EXERCISE DETAILS> Wherever the string "this" appears in the listing, copy that line.

INFORMATION SUPPLIED>
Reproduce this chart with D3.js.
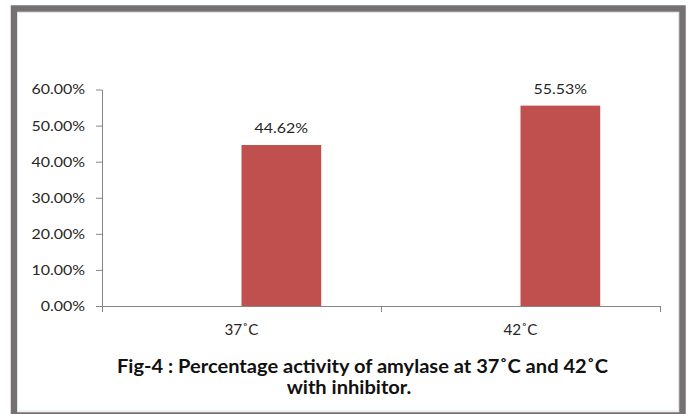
<!DOCTYPE html>
<html>
<head>
<meta charset="utf-8">
<script src="https://cdn.jsdelivr.net/npm/d3@7"></script>
<style>
  html, body { margin: 0; padding: 0; background: #fff; }
  svg { display: block; }
</style>
</head>
<body>
<svg id="chart" width="690" height="414"></svg>
<script>
// ---- data ----
const categories = ["37˚C", "42˚C"];
const seriesKeys = ["Series1", "Series2"]; // Series1 is empty in the original chart
const activity = [0.4462, 0.5553];          // Series2 values
const yTickValues = [0, 0.1, 0.2, 0.3, 0.4, 0.5, 0.6];
const titleLines = ["Fig-4 : Percentage activity of amylase at 37˚C and 42˚C", "with inhibitor."];

// ---- layout ----
const W = 690, H = 414;
const plot = { left: 102, right: 660, top: 89.5, bottom: 306 };
const FONT = "Lato, 'Open Sans', sans-serif";
const svg = d3.select("#chart");

// frame
svg.append("rect").attr("width", W).attr("height", H).attr("fill", "#fff");
svg.append("rect")
  .attr("x", 14).attr("y", 8.5).attr("width", 668.5).attr("height", 407)
  .attr("fill", "none").attr("stroke", "#767171").attr("stroke-width", 6.5);
svg.append("rect")
  .attr("x", 17.5).attr("y", 12.5).attr("width", 661).attr("height", 398.5)
  .attr("fill", "none").attr("stroke", "#dfe6ee").attr("stroke-width", 1);

// scales
const y = d3.scaleLinear().domain([0, 0.6]).range([plot.bottom, plot.top]);
const x0 = d3.scaleBand().domain(categories).range([plot.left, plot.right]).paddingInner(0).paddingOuter(0);
const x1 = d3.scaleBand().domain(seriesKeys).range([0, x0.bandwidth()]).paddingInner(0).paddingOuter(0.75);
const xEdge = d3.scaleLinear().domain([0, categories.length]).range([plot.left, plot.right]);

// helper: stretch text horizontally to mimic the original font metrics
function stretch(sel, k) {
  sel.each(function () {
    const len = this.getComputedTextLength();
    d3.select(this).attr("textLength", len * k).attr("lengthAdjust", "spacingAndGlyphs");
  });
}

// bars
svg.append("g").selectAll("rect")
  .data(categories.map((c, i) => ({ c, v: activity[i] })))
  .join("rect")
  .attr("x", d => x0(d.c) + x1("Series2"))
  .attr("width", x1.bandwidth())
  .attr("y", d => y(d.v))
  .attr("height", d => y(0) - y(d.v))
  .attr("fill", "#C0504D");

// y axis
const yAxis = svg.append("g")
  .attr("transform", `translate(${plot.left},0)`)
  .call(d3.axisLeft(y).tickValues(yTickValues).tickFormat(d3.format(".2%")).tickSize(6).tickSizeOuter(0).tickPadding(11));
yAxis.selectAll("path, line").attr("stroke", "#868686");
yAxis.selectAll("text")
  .attr("font-family", FONT).attr("font-size", 14).attr("fill", "#262626");
stretch(yAxis.selectAll("text"), 1.14);

// x axis
const xAxis = svg.append("g")
  .attr("transform", `translate(0,${plot.bottom})`)
  .call(d3.axisBottom(xEdge).tickValues(d3.range(categories.length + 1)).tickFormat("").tickSize(6).tickSizeOuter(0));
xAxis.selectAll("path, line").attr("stroke", "#868686");

// category labels
const catLabels = svg.append("g").selectAll("text")
  .data(categories).join("text")
  .attr("x", d => x0(d) + x0.bandwidth() / 2)
  .attr("y", plot.bottom + 29)
  .attr("text-anchor", "middle")
  .attr("font-family", FONT).attr("font-size", 14.5).attr("fill", "#262626")
  .text(d => d);
stretch(catLabels, 1.05);

// data labels
const dataLabels = svg.append("g").selectAll("text")
  .data(categories.map((c, i) => ({ c, v: activity[i] })))
  .join("text")
  .attr("x", d => x0(d.c) + x1("Series2") + x1.bandwidth() / 2)
  .attr("y", d => y(d.v) - 11.5)
  .attr("text-anchor", "middle")
  .attr("font-family", FONT).attr("font-size", 14).attr("fill", "#262626")
  .text(d => d3.format(".2%")(d.v));
stretch(dataLabels, 1.14);

// title
const title = svg.append("g").selectAll("text")
  .data(titleLines).join("text")
  .attr("x", (d, i) => i === 0 ? 362.5 : 349)
  .attr("y", (d, i) => i === 0 ? 372.5 : 393.5)
  .attr("text-anchor", "middle")
  .attr("font-family", FONT).attr("font-size", 18).attr("font-weight", "bold").attr("fill", "#111")
  .text(d => d);
stretch(title, 1.115);
</script>
</body>
</html>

RESPONSE>
Reproduce this chart with D3.js.
    const len = this.getComputedTextLength();
    d3.select(this).attr("textLength", len * k).attr("lengthAdjust", "spacingAndGlyphs");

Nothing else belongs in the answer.